La génération de contrats en cours de signature n'échappe pas à cette règle qui, au contraire, s'accentue, avec l'élargissement de la contractualisation à des thèmes nouveaux tels que la justice ou la coopération internationale.

Le contrat est ainsi devenu un outil de transfert de charges, permettant en quelque sorte à l'Etat de contourner l'interdiction posée à l'article L.1611-1 du code général des collectivités territoriales, suivant lequel : " aucune dépense à la charge de l'Etat ou d'un établissement public à caractère national ne peut être imposée directement ou indirectement aux collectivités territoriales ou à leurs groupements qu'en vertu de la loi " .

Trois exemples sont à cet égard particulièrement éloquents, et suffisamment connus pour être ici trop longuement développés. Il s'agit du financement des routes nationales, des plans universitaires successifs " Université 2000 " et " Université troisième millénaire " (U3M) ou encore de la sécurité publique , pour lesquels les procédés contractuels ont permis à l'Etat de trouver auprès des collectivités locales des financements qu'il était incapable de mobiliser seul.

Cette instrumentalisation des contrats permet, en quelque sorte, une relecture de la répartition -en fait mais non en droit- des compétences.

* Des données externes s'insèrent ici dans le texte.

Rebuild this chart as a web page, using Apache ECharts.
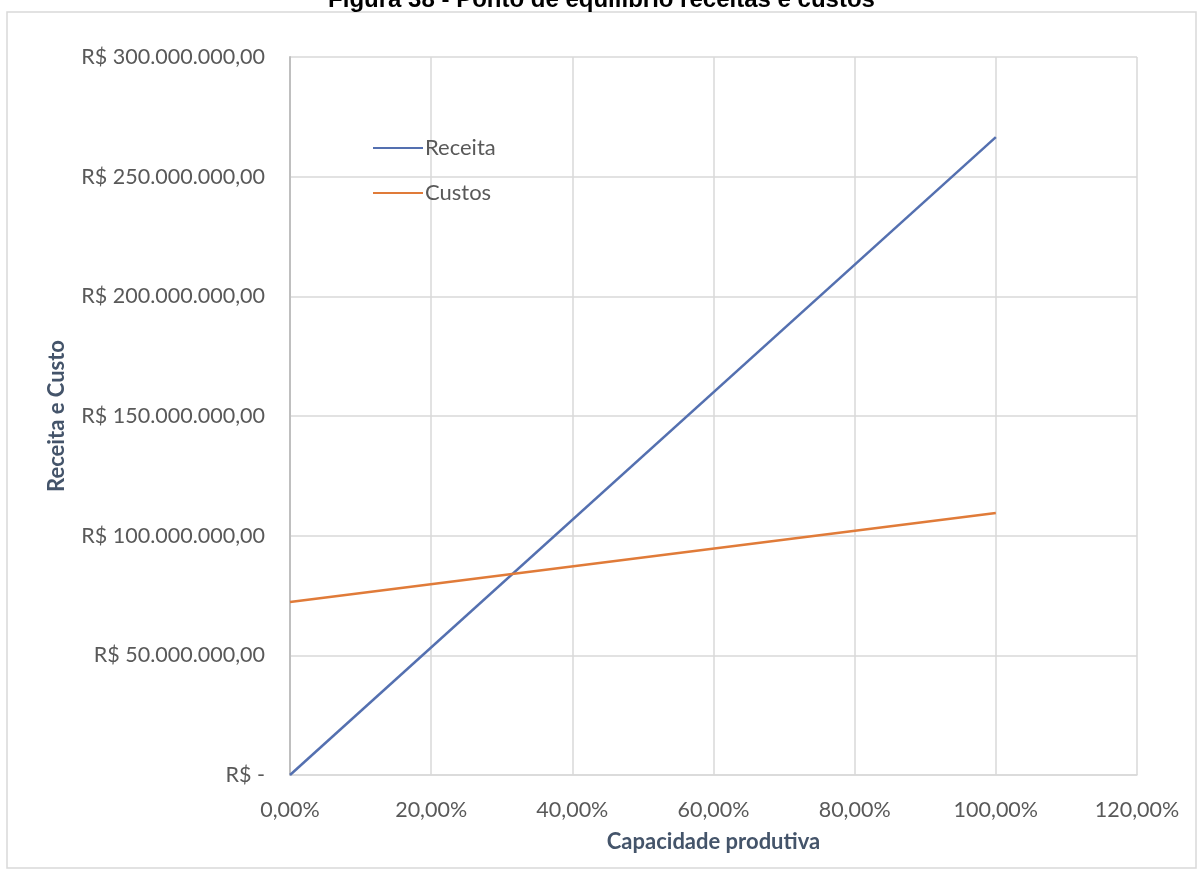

Celle-ci n'est pas modifiée, loin de là ; l'Etat n'abandonne en effet aucune de ses compétences . En revanche, il choisit d'en confier contractuellement l'exécution, en réalité le financement , aux régions et aux autres collectivités. Le contrat de plan permet alors une redistribution temporaire, renégociable, du financement des compétences étatiques. Il vient atténuer la rigidité de la répartition législative des compétences. On peut alors affirmer, à la suite du professeur Laurence Lalliot 189( * ) , que " le contrat de politiques publiques devient ainsi une alternative à la répartition législative des compétences. Pour l'Etat, il a l'avantage de la souplesse, pour les collectivités locales, l'inconvénient de la précarité et de l'incertitude ".